Which?は研究論文や相談事例などの調査を実施。その結果、警察当局が運営するサイバー犯罪相談窓口「アクションフラウド(Action Fraud)」には深刻な精神的苦痛を受けたとみられる相談事例が週に300~350件程度寄せられていた。さらに昨年1月~11月、ショックのあまり「命を絶つ」ことを訴える被害相談が241件あり、相談員が警察や救急に出動要請をしなければいけない事態も発生していた。
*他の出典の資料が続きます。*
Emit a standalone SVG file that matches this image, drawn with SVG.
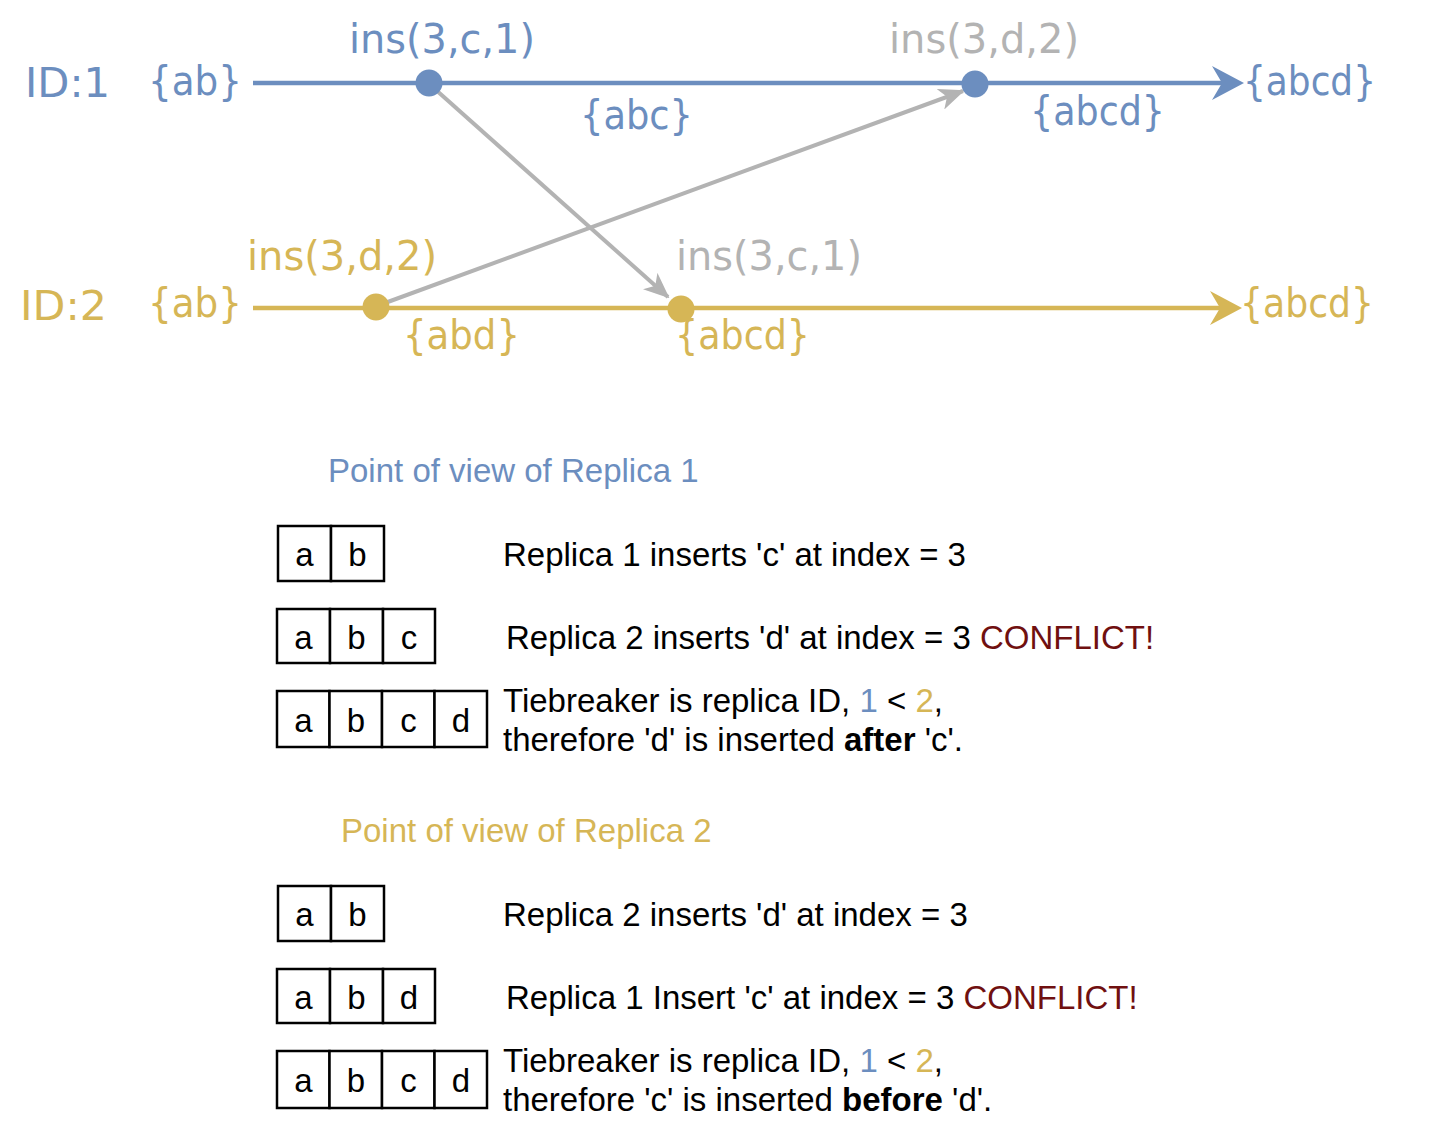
<svg xmlns="http://www.w3.org/2000/svg" width="1432" height="1138" viewBox="0 0 1432 1138">
<style>
  .v { font-family: "DejaVu Sans", Verdana, sans-serif; font-size: 40px; }
  .h { font-family: "Liberation Sans", Arial, Helvetica, sans-serif; font-size: 33px; }
  .blue { fill: #6C8EBF; }
  .gold { fill: #D6B656; }
  .gray { fill: #B3B3B3; }
  .blk { fill: #000000; }
  .red { fill: #701010; }
  .cell { fill: #FFFFFF; stroke: #000000; stroke-width: 2.5; }
  .ctr { text-anchor: middle; }
  .msg { stroke: #B3B3B3; stroke-width: 4; fill: none; }
</style>
<defs>
  <marker id="arrGray" viewBox="0 0 26 22" refX="24" refY="11" markerWidth="26" markerHeight="22" markerUnits="userSpaceOnUse" orient="auto">
    <path d="M0,0 L26,11 L0,22 L7,11 Z" fill="#B3B3B3"/>
  </marker>
  <marker id="arrBlue" viewBox="0 0 32 34" refX="15" refY="17" markerWidth="32" markerHeight="34" markerUnits="userSpaceOnUse" orient="auto">
    <path d="M0,0 L32,17 L0,34 L10,17 Z" fill="#6C8EBF"/>
  </marker>
  <marker id="arrGold" viewBox="0 0 32 34" refX="15" refY="17" markerWidth="32" markerHeight="34" markerUnits="userSpaceOnUse" orient="auto">
    <path d="M0,0 L32,17 L0,34 L10,17 Z" fill="#D6B656"/>
  </marker>
</defs>

<g id="connectors">
  <line x1="253" y1="83" x2="1227" y2="83" stroke="#6C8EBF" stroke-width="4.5" marker-end="url(#arrBlue)"/>
  <line x1="253" y1="308" x2="1225" y2="308" stroke="#D6B656" stroke-width="4.5" marker-end="url(#arrGold)"/>
  <line class="msg" x1="436" y1="90" x2="668" y2="297" marker-end="url(#arrGray)"/>
  <line class="msg" x1="385" y1="303" x2="963" y2="91" marker-end="url(#arrGray)"/>
</g>

<g id="replica1-timeline">
  <text class="v blue" x="25" y="97" textLength="85" lengthAdjust="spacingAndGlyphs">ID:1</text>
  <text class="v blue" x="148" y="95" textLength="94" lengthAdjust="spacingAndGlyphs">{ab}</text>
  <text class="v blue" x="1243" y="95" textLength="133" lengthAdjust="spacingAndGlyphs">{abcd}</text>
</g>
<g id="r1-event-insc">
  <circle cx="429" cy="83" r="13.5" fill="#6C8EBF"/>
  <text class="v blue" x="349" y="53" textLength="186" lengthAdjust="spacingAndGlyphs">ins(3,c,1)</text>
  <text class="v blue" x="580" y="129" textLength="113" lengthAdjust="spacingAndGlyphs">{abc}</text>
</g>
<g id="r1-event-recvd">
  <circle cx="975" cy="84" r="13.5" fill="#6C8EBF"/>
  <text class="v gray" x="889" y="53" textLength="190" lengthAdjust="spacingAndGlyphs">ins(3,d,2)</text>
  <text class="v blue" x="1030" y="125" textLength="135" lengthAdjust="spacingAndGlyphs">{abcd}</text>
</g>

<g id="replica2-timeline">
  <text class="v gold" x="20" y="320" textLength="87" lengthAdjust="spacingAndGlyphs">ID:2</text>
  <text class="v gold" x="148" y="317" textLength="94" lengthAdjust="spacingAndGlyphs">{ab}</text>
  <text class="v gold" x="1240" y="317" textLength="134" lengthAdjust="spacingAndGlyphs">{abcd}</text>
</g>
<g id="r2-event-insd">
  <circle cx="376" cy="307" r="13.5" fill="#D6B656"/>
  <text class="v gold" x="247" y="270" textLength="190" lengthAdjust="spacingAndGlyphs">ins(3,d,2)</text>
  <text class="v gold" x="403" y="349" textLength="117" lengthAdjust="spacingAndGlyphs">{abd}</text>
</g>
<g id="r2-event-recvc">
  <circle cx="681" cy="309" r="13.5" fill="#D6B656"/>
  <text class="v gray" x="676" y="270" textLength="186" lengthAdjust="spacingAndGlyphs">ins(3,c,1)</text>
  <text class="v gold" x="675" y="349" textLength="135" lengthAdjust="spacingAndGlyphs">{abcd}</text>
</g>

<g id="pov1-title">
  <text class="h blue" x="328" y="482">Point of view of Replica 1</text>
</g>
<g id="pov1-row1">
  <rect class="cell" x="278" y="526" width="53" height="55"/>
  <rect class="cell" x="331" y="526" width="53" height="55"/>
  <text class="h blk ctr" x="304.5" y="566">a</text>
  <text class="h blk ctr" x="357.5" y="566">b</text>
  <text class="h blk" x="503" y="566">Replica 1 inserts 'c' at index = 3</text>
</g>
<g id="pov1-row2">
  <rect class="cell" x="277" y="609" width="53" height="54"/>
  <rect class="cell" x="330" y="609" width="53" height="54"/>
  <rect class="cell" x="383" y="609" width="52" height="54"/>
  <text class="h blk ctr" x="303.5" y="649">a</text>
  <text class="h blk ctr" x="356.5" y="649">b</text>
  <text class="h blk ctr" x="409" y="649">c</text>
  <text class="h blk" x="506" y="649">Replica 2 inserts 'd' at index = 3 <tspan class="red">CONFLICT!</tspan></text>
</g>
<g id="pov1-row3">
  <rect class="cell" x="277" y="691" width="52.5" height="56"/>
  <rect class="cell" x="329.5" y="691" width="52.5" height="56"/>
  <rect class="cell" x="382" y="691" width="52.5" height="56"/>
  <rect class="cell" x="434.5" y="691" width="52.5" height="56"/>
  <text class="h blk ctr" x="303.5" y="732">a</text>
  <text class="h blk ctr" x="356" y="732">b</text>
  <text class="h blk ctr" x="408.5" y="732">c</text>
  <text class="h blk ctr" x="461" y="732">d</text>
  <text class="h blk" x="503" y="712">Tiebreaker is replica ID, <tspan class="blue">1</tspan> &lt; <tspan class="gold">2</tspan>,</text>
  <text class="h blk" x="503" y="751">therefore 'd' is inserted <tspan font-weight="bold">after</tspan> 'c'.</text>
</g>

<g id="pov2-title">
  <text class="h gold" x="341" y="842">Point of view of Replica 2</text>
</g>
<g id="pov2-row1">
  <rect class="cell" x="278" y="886" width="53" height="55"/>
  <rect class="cell" x="331" y="886" width="53" height="55"/>
  <text class="h blk ctr" x="304.5" y="926">a</text>
  <text class="h blk ctr" x="357.5" y="926">b</text>
  <text class="h blk" x="503" y="926">Replica 2 inserts 'd' at index = 3</text>
</g>
<g id="pov2-row2">
  <rect class="cell" x="277" y="969" width="53" height="54"/>
  <rect class="cell" x="330" y="969" width="53" height="54"/>
  <rect class="cell" x="383" y="969" width="52" height="54"/>
  <text class="h blk ctr" x="303.5" y="1009">a</text>
  <text class="h blk ctr" x="356.5" y="1009">b</text>
  <text class="h blk ctr" x="409" y="1009">d</text>
  <text class="h blk" x="506" y="1009">Replica 1 Insert 'c' at index = 3 <tspan class="red">CONFLICT!</tspan></text>
</g>
<g id="pov2-row3">
  <rect class="cell" x="277" y="1051" width="52.5" height="57"/>
  <rect class="cell" x="329.5" y="1051" width="52.5" height="57"/>
  <rect class="cell" x="382" y="1051" width="52.5" height="57"/>
  <rect class="cell" x="434.5" y="1051" width="52.5" height="57"/>
  <text class="h blk ctr" x="303.5" y="1092">a</text>
  <text class="h blk ctr" x="356" y="1092">b</text>
  <text class="h blk ctr" x="408.5" y="1092">c</text>
  <text class="h blk ctr" x="461" y="1092">d</text>
  <text class="h blk" x="503" y="1072">Tiebreaker is replica ID, <tspan class="blue">1</tspan> &lt; <tspan class="gold">2</tspan>,</text>
  <text class="h blk" x="503" y="1111">therefore 'c' is inserted <tspan font-weight="bold">before</tspan> 'd'.</text>
</g>
</svg>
また、欧州委員会の調査結果によると、詐欺被害者の24%が経済的なダメージを受け、それを大きく上回る79%の人が精神的な苦痛を経験したと回答。詐欺に遭遇した人の57%は金銭をだまし取られていなくても精神的・肉体的な苦痛を経験し、詐欺に遭うこと自体が重大な苦痛をもたらすことがわかった。

80歳代の男性は、検索サイトの上部に表示された偽の広告をクリックしたことから投資詐欺に巻き込まれ、約5万ポンドをだまし取られた。男性は詐欺師とも会話をしており、「損失額が大きく、私だけでなく家族も動揺し、今でも苦痛を感じている。長い間、夜も寝れなかった」と報告。Which?は「詐欺がもたらす影響は深刻だ。被害者は自信を失い、ほかの人を信頼する心も破壊される」と訴えた。

Which?は政府にオンライン上の詐欺的コンテンツ対策に乗り出し、オンラインプラットフォーマーに法的責任を負わせる法案を成立させるよう要求。精神的な後遺症に苦しむ被害者には専門窓口を紹介し、ケアを受けるよう呼びかけた。